[RECORDED INFORMATION]:

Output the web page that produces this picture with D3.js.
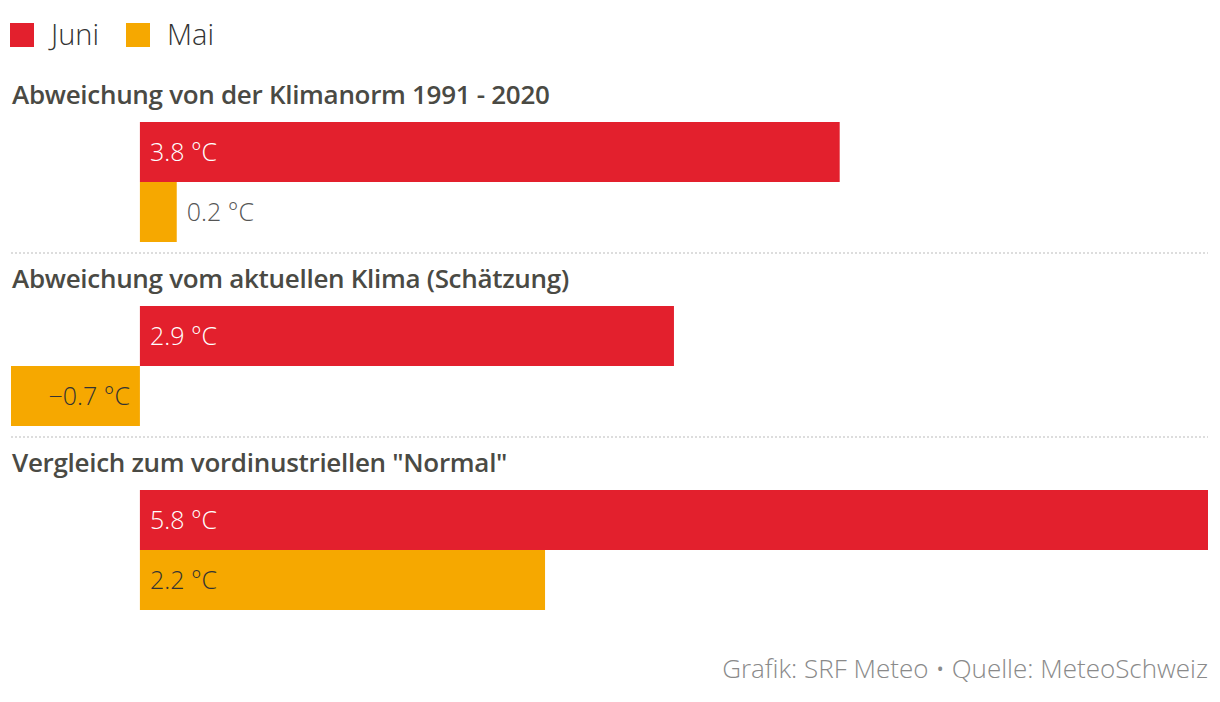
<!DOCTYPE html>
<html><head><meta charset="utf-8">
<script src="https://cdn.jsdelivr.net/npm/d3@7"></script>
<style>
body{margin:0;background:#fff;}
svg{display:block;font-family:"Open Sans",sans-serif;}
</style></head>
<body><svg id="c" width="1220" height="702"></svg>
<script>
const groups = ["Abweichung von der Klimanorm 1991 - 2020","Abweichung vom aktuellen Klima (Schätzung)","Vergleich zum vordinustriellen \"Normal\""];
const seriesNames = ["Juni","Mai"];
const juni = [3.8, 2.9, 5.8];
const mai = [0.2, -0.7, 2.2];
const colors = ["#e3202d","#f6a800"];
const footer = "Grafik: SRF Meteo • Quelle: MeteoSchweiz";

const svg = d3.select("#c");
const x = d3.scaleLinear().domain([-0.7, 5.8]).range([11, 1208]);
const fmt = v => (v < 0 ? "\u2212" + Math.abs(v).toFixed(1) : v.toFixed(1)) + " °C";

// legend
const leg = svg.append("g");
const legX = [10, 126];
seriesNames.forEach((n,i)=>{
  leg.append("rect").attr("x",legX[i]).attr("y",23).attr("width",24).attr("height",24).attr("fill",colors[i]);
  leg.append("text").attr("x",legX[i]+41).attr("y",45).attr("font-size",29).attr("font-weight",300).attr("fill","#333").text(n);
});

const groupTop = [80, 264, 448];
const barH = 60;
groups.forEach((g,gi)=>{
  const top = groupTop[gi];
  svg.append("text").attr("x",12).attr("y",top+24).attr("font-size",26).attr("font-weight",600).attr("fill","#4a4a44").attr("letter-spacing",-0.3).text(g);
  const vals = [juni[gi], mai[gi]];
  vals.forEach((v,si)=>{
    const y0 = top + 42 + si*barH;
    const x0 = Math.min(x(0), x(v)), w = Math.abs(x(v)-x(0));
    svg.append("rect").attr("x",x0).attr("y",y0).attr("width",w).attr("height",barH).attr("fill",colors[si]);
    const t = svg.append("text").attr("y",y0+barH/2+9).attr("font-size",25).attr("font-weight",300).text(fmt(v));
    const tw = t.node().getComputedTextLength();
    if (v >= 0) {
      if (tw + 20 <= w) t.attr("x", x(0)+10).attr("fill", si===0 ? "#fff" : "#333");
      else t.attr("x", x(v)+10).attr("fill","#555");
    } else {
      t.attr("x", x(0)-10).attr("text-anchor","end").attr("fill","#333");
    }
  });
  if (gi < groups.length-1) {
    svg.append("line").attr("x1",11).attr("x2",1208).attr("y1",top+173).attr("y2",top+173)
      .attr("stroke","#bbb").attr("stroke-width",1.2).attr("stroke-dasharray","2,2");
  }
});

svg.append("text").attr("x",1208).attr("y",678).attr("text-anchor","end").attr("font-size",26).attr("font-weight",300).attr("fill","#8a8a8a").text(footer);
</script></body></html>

[SET PROBLEM]:
Repeat the material above in full and exactly, omitting the pictures.

[SOLUTION]:
Output the web page that produces this picture with D3.js.
<!DOCTYPE html>
<html><head><meta charset="utf-8">
<script src="https://cdn.jsdelivr.net/npm/d3@7"></script>
<style>
body{margin:0;background:#fff;}
svg{display:block;font-family:"Open Sans",sans-serif;}
</style></head>
<body><svg id="c" width="1220" height="702"></svg>
<script>
const groups = ["Abweichung von der Klimanorm 1991 - 2020","Abweichung vom aktuellen Klima (Schätzung)","Vergleich zum vordinustriellen \"Normal\""];
const seriesNames = ["Juni","Mai"];
const juni = [3.8, 2.9, 5.8];
const mai = [0.2, -0.7, 2.2];
const colors = ["#e3202d","#f6a800"];
const footer = "Grafik: SRF Meteo • Quelle: MeteoSchweiz";

const svg = d3.select("#c");
const x = d3.scaleLinear().domain([-0.7, 5.8]).range([11, 1208]);
const fmt = v => (v < 0 ? "\u2212" + Math.abs(v).toFixed(1) : v.toFixed(1)) + " °C";

// legend
const leg = svg.append("g");
const legX = [10, 126];
seriesNames.forEach((n,i)=>{
  leg.append("rect").attr("x",legX[i]).attr("y",23).attr("width",24).attr("height",24).attr("fill",colors[i]);
  leg.append("text").attr("x",legX[i]+41).attr("y",45).attr("font-size",29).attr("font-weight",300).attr("fill","#333").text(n);
});

const groupTop = [80, 264, 448];
const barH = 60;
groups.forEach((g,gi)=>{
  const top = groupTop[gi];
  svg.append("text").attr("x",12).attr("y",top+24).attr("font-size",26).attr("font-weight",600).attr("fill","#4a4a44").attr("letter-spacing",-0.3).text(g);
  const vals = [juni[gi], mai[gi]];
  vals.forEach((v,si)=>{
    const y0 = top + 42 + si*barH;
    const x0 = Math.min(x(0), x(v)), w = Math.abs(x(v)-x(0));
    svg.append("rect").attr("x",x0).attr("y",y0).attr("width",w).attr("height",barH).attr("fill",colors[si]);
    const t = svg.append("text").attr("y",y0+barH/2+9).attr("font-size",25).attr("font-weight",300).text(fmt(v));
    const tw = t.node().getComputedTextLength();
    if (v >= 0) {
      if (tw + 20 <= w) t.attr("x", x(0)+10).attr("fill", si===0 ? "#fff" : "#333");
      else t.attr("x", x(v)+10).attr("fill","#555");
    } else {
      t.attr("x", x(0)-10).attr("text-anchor","end").attr("fill","#333");
    }
  });
  if (gi < groups.length-1) {
    svg.append("line").attr("x1",11).attr("x2",1208).attr("y1",top+173).attr("y2",top+173)
      .attr("stroke","#bbb").attr("stroke-width",1.2).attr("stroke-dasharray","2,2");
  }
});

svg.append("text").attr("x",1208).attr("y",678).attr("text-anchor","end").attr("font-size",26).attr("font-weight",300).attr("fill","#8a8a8a").text(footer);
</script></body></html>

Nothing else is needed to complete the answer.